Coffee spread through Europe during the Enlightenment, at a time that Jews were being welcomed into many European societies. Coffee was first seen as a drink for the wealthy–and, indeed, it was first championed in Jewish society by rich merchants trying to emulate their non-Jewish peers. Back then, coffee was known as a foul-tasting beverage, but one with important stimulating effects–“One cannot attain presence of mind without the aid of coffee,” the Italian rabbi Hezekiah da Silva wrote in the late 1600s. On the other hand, Rabbi Judah Leib Nardin in London forbade coffee, saying that meat fat was sometimes added to the beverage. (The Hebrew word for meat-fat, helev, reads suspiciously like the word for milk, halav–but Nardin insisted he had seen meat used in coffee.)

Da Silva was scarcely the only rabbi to be infatuated by coffee. Jacob Reischer (c. 1670-1733) authored a collection of Jewish responsa, Shvut Yaakov, many of which dealt with coffee–from asking whether a Jew could drink coffee brewed by a Gentile on the Sabbath (he said no), to whether coffee beans were legumes, and therefore forbidden on Passover.
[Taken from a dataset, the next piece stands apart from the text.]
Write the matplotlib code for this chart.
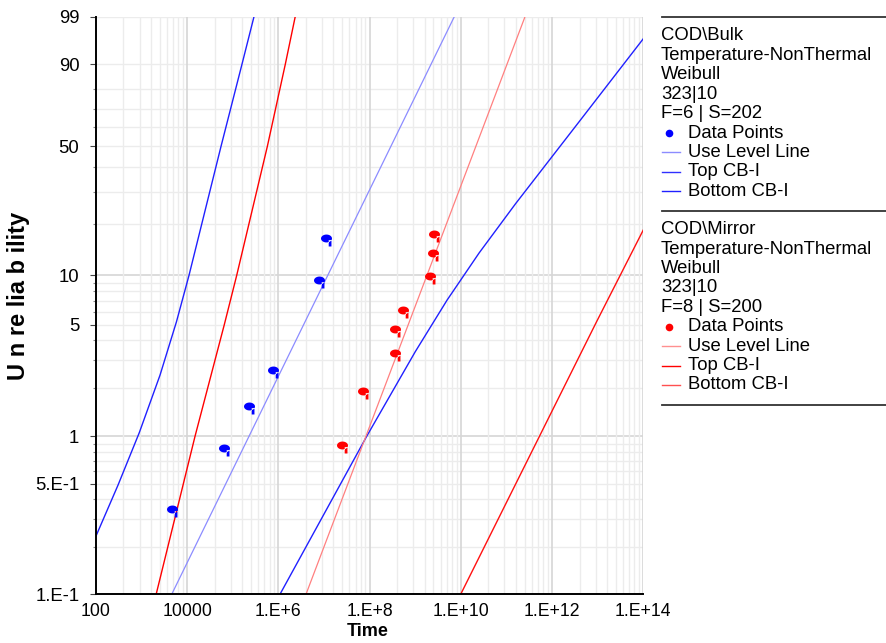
import numpy as np
import matplotlib
matplotlib.use("Agg")
import matplotlib.pyplot as plt
from matplotlib.path import Path

plt.rcParams['font.family'] = ['Liberation Sans', 'DejaVu Sans']

# COD\Bulk (blue) - time, unreliability [%]
bulk_pts_t = [4.63e3, 6.4e4, 2.3e5, 7.5e5, 7.8e6, 1.1e7]
bulk_pts_f = [0.347, 0.839, 1.552, 2.611, 9.38, 16.67]
bulk_use_t = [4.57e3, 7.18e9]
bulk_use_f = [0.1, 99]
bulk_top_t = [100, 303.4, 889.2, 2529, 5821, 1.094e4, 5.508e4, 1.589e5, 2.911e5]
bulk_top_f = [0.234, 0.491, 1.054, 2.422, 5.221, 10, 50, 90, 99]
bulk_bot_t = [1.081e6, 8.61e7, 1e9, 5.012e9, 2.512e10, 1.585e11, 3.981e12, 1e14]
bulk_bot_f = [0.1, 1, 3.398, 7.098, 13.6, 25.94, 63.2, 96.45]

# COD\Mirror (red)
mirror_pts_t = [2.415e7, 7.33e7, 3.6e8, 3.65e8, 5.47e8, 2.12e9, 2.39e9, 2.64e9]
mirror_pts_f = [0.884, 1.928, 3.334, 4.713, 6.158, 9.9, 13.65, 17.5]
mirror_use_t = [4.02e6, 2.55e11]
mirror_use_f = [0.1, 99]
mirror_top_t = [2084, 5984, 1.483e4, 6.501e4, 1.216e5, 5.715e5, 1.416e6, 2.333e6]
mirror_top_f = [0.1, 0.345, 1, 5, 10, 50, 90, 99]
mirror_bot_t = [9.91e9, 9.4e12, 1e14]
mirror_bot_f = [0.1, 5.2, 18.5]

x_ticks = [1e2, 1e4, 1e6, 1e8, 1e10, 1e12, 1e14]
x_labels = ['100', '10000', '1.E+6', '1.E+8', '1.E+10', '1.E+12', '1.E+14']
y_ticks = [0.1, 0.5, 1, 5, 10, 50, 90, 99]
y_labels = ['1.E-1', '5.E-1', '1', '5', '10', '50', '90', '99']

legend_blocks = [
    (['COD\\Bulk', 'Temperature-NonThermal', 'Weibull', '323|10', 'F=6 | S=202'],
     ['#0000ff', '#8c8cff', '#3030ff', '#2020ff']),
    (['COD\\Mirror', 'Temperature-NonThermal', 'Weibull', '323|10', 'F=8 | S=200'],
     ['#ff0000', '#ff9090', '#ff0000', '#ff5050']),
]
legend_items = ['Data Points', 'Use Level Line', 'Top CB-I', 'Bottom CB-I']


def fwd(f):
    f = np.clip(np.asarray(f, dtype=float), 1e-9, 100 - 1e-9)
    return np.log(-np.log(1 - f / 100.0))


def inv(w):
    return 100.0 * (1 - np.exp(-np.exp(np.asarray(w, dtype=float))))


# flag-like marker: ellipse with a short tail at the lower right
th = np.linspace(0, 2 * np.pi, 30)
ell = np.column_stack([np.cos(th), 0.72 * np.sin(th)])
tail = np.array([[0.4, -0.3], [0.9, -0.3], [0.9, -1.45], [0.4, -1.45], [0.4, -0.3]])
verts = np.vstack([ell, ell[:1], tail])
codes = ([Path.MOVETO] + [Path.LINETO] * (len(ell) - 1) + [Path.CLOSEPOLY]
         + [Path.MOVETO] + [Path.LINETO] * 3 + [Path.CLOSEPOLY])
flag = Path(verts, codes)

W, H = 886, 643
fig = plt.figure(figsize=(W / 100, H / 100), dpi=100)
ax = fig.add_axes([96 / W, 1 - 594.3 / H, (643.3 - 96) / W, (594.3 - 16.7) / H])
ax.set_xscale('log')
ax.set_yscale('function', functions=(fwd, inv))
ax.set_xlim(1e2, 1e14)
ax.set_ylim(0.1, 99)

# grid
light, dark = '#ececec', '#d6d6d6'
y_minor = [v / 10 for v in range(2, 10)] + list(range(2, 10)) + list(range(20, 100, 10)) + [99]
for v in y_minor:
    ax.axhline(v, color=light, lw=1, zorder=0)
for v in [1, 10]:
    ax.axhline(v, color=dark, lw=1.2, zorder=0)
for m in x_ticks[:-1]:
    for k in range(2, 10):
        ax.axvline(m * k * k, color=light, lw=1, zorder=0)
for v in x_ticks[1:]:
    ax.axvline(v, color=dark, lw=1.2, zorder=0)

# Bulk
ax.plot(bulk_use_t, bulk_use_f, color='#8c8cff', lw=0.9, zorder=2)
ax.plot(bulk_top_t, bulk_top_f, color='#2020ff', lw=1.0, zorder=2)
ax.plot(bulk_bot_t, bulk_bot_f, color='#2020ff', lw=1.0, zorder=2)
ax.plot(bulk_pts_t, bulk_pts_f, ls='none', marker=flag, ms=11.5, color='#0000ff',
        mec='none', zorder=3)

# Mirror
ax.plot(mirror_use_t, mirror_use_f, color='#ff8080', lw=0.9, zorder=2)
ax.plot(mirror_top_t, mirror_top_f, color='#ff0000', lw=1.0, zorder=2)
ax.plot(mirror_bot_t, mirror_bot_f, color='#ff1010', lw=1.0, zorder=2)
ax.plot(mirror_pts_t, mirror_pts_f, ls='none', marker=flag, ms=11.5, color='#ff0000',
        mec='none', zorder=3)

ax.set_xticks(x_ticks)
ax.set_xticklabels(x_labels)
ax.set_xticks([], minor=True)
ax.set_yticks(y_ticks)
ax.set_yticklabels(y_labels)
ax.set_yticks([v for v in y_minor if v not in y_ticks], minor=True)
ax.set_yticklabels([], minor=True)
ax.tick_params(axis='x', length=0, pad=6, labelsize=12.7)
ax.tick_params(axis='y', which='major', length=4, width=0.8, color='#444444', pad=8, labelsize=13.3)
ax.tick_params(axis='y', which='minor', length=2, width=0.8, color='#888888')

for s in ['top', 'right']:
    ax.spines[s].set_visible(False)
for s in ['left', 'bottom']:
    ax.spines[s].set_linewidth(1.4)
    ax.spines[s].set_color('black')

fig.text(368 / W, 1 - 631 / H, 'Time', ha='center', va='center', fontsize=13, fontweight='bold')
fig.text(19 / W, 1 - 296 / H, 'U n re lia b ility', ha='center', va='center', rotation=90,
         fontsize=17, fontweight='bold')

# legend panel drawn in pixel coordinates
lg = fig.add_axes([650 / W, 0, (W - 650) / W, 1])
lg.set_xlim(650, W)
lg.set_ylim(H, 0)
lg.axis('off')
step = 19.4
y0 = 17.3
for header, colors in legend_blocks:
    lg.plot([661.5, 886], [y0, y0], color='#333333', lw=1.3)
    y = y0 + 18.7
    for line in header:
        lg.text(661, y, line, va='center', ha='left', fontsize=13.3)
        y += step
    for i, (name, c) in enumerate(zip(legend_items, colors)):
        if i == 0:
            lg.plot([669], [y], marker='o', ms=5.5, color=c, mec='none')
        else:
            lg.plot([662, 680], [y, y], color=c, lw=1.0)
        lg.text(688, y, name, va='center', ha='left', fontsize=13.3)
        y += step
    y0 = y0 + 193.8
lg.plot([661.5, 886], [y0, y0], color='#333333', lw=1.3)

fig.savefig('out.png', dpi=100)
You might think that a warm beverage made out of crushed beans and water wouldn’t cause much conflict among Jews–but then, you probably weren’t living in post-medieval Europe (or at any suburban Starbucks before 9:00 A.M.). Jews Welcome Coffee tells a surprisingly high-stakes story about the way a single beverage transformed the existing Jewish culture in Europe, and how its status went from a prohibition to an addiction.